You can read it in the manifestos. You can see it in the body cams. You can feel it in the pain, the rage and confusion. Insurrection and terror. Casualty upon casualty. Extremism is in the air of our very existence.

Imagining that America is engulfed in a civil war is not an incitement to violence, nor is it a call for secession like you hear from our politicians. It’s a way of seeing the world, of paying attention, which I believe is right and proper for Christians. Faith is, as Philip Yancey observes, paranoia in reverse.

In this new civil war, the American moral imagination is collapsing in on itself. This is tragedy with its own apocalypse: it is an unveiling of a Church that has been captivated by the logic and demands of America more than the Kingdom. In fact, it may even treat those stories as one and the same. This explains why Christians might once again flock to a wolf.

The question of why Christians support Trump has no single answer. We no longer live in the collision of competing realities like North and South in the 1800s.
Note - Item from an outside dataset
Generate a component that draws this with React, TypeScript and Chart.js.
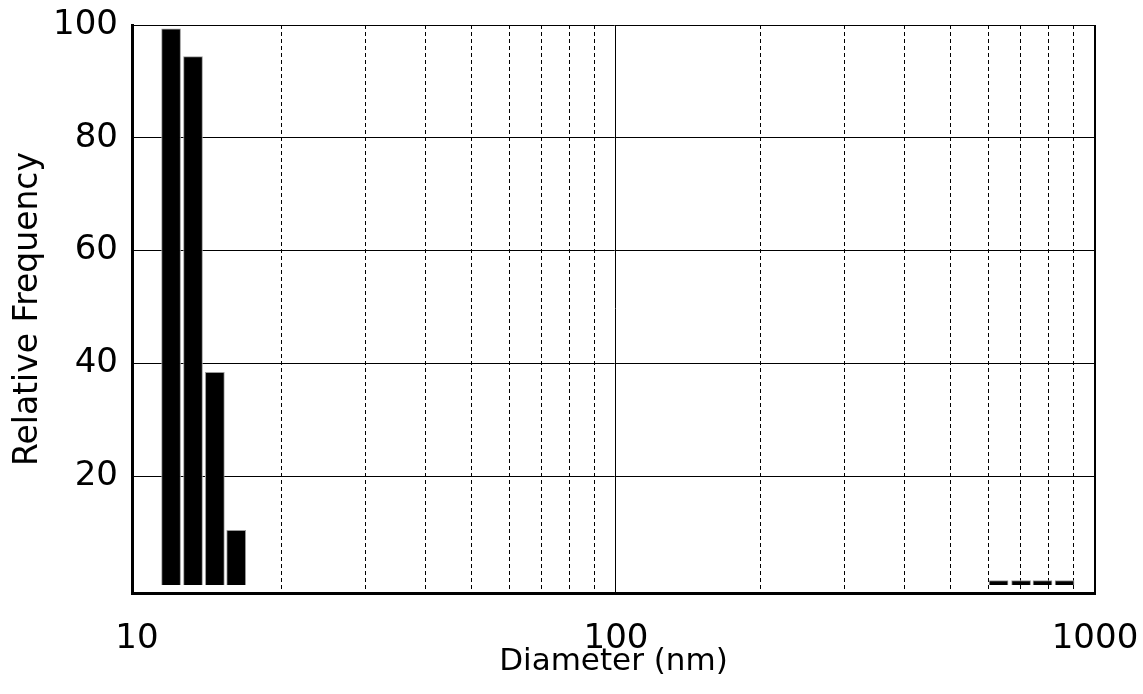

Instead, we are caught up in the endless creation of realities through our screens. This is the existential crisis that breeds extremism. And the possibility that America is waging civil war, a culture war gone hot, makes Trump something of a General.

This means the MAGA banner is one beneath which Christians of all persuasions and motivations can choose to rally. Because it represents the best chance of winning this culture war. Some Christians are radicalised. They are well along the road to extremism. As journalist Jeff Sharlet observes in his book The Undertow (W.W Norton & Co), some take the misspellings of Trump’s social media posts as cryptic conspiracy theories, quite like the way they’ve been taught to read biblical prophecy. They see Trump as a warrior against the deep state, the leader in a war leading towards an apocalyptic final battle that will reveal evil and which requires the use of justified violence.

Middle-class idolatry

But then, there’s also Trump’s ‘respectable’ supporters. Not every church is a MAGA church. For every pulpit whose gospel is dressed in conspiracy theory you will also find a pulpit dressed in respectable middle class piety. Here, you may not hear about Trump at all, instead you’ll hear “we don’t talk politics”. Which of course is a political stance itself – one that proves anaemic and shrinks back from proclaiming the whole counsel of God, in favour of a gospel that confirms the comfort of a particular way of life. One that chooses the optics of righteousness over the costly and disruptive prophetic voice.

In order to understand why many different kinds of Christians raise the MAGA banner, you have to imagine the Church deciding over again that winning matters more than witness. You have to consider the Church coming to believe that winning is witness.

The great irony of the American Church is that we believe ourselves free so long as we have political liberty. But we forget that the freedom of the Church is not determined by political liberty, but by the clarity of its witness to Jesus Christ. And a church determined by anything but Jesus Christ will lose its ability to preach a free gospel in the land of the free.

The real gospel is one that makes peace, creates communion and beauty, and confronts injustice with righteousness indiscriminately and in abundance. This is the freedom the Church in America gives up when it rallies under the banner of those who promise victory at any cost.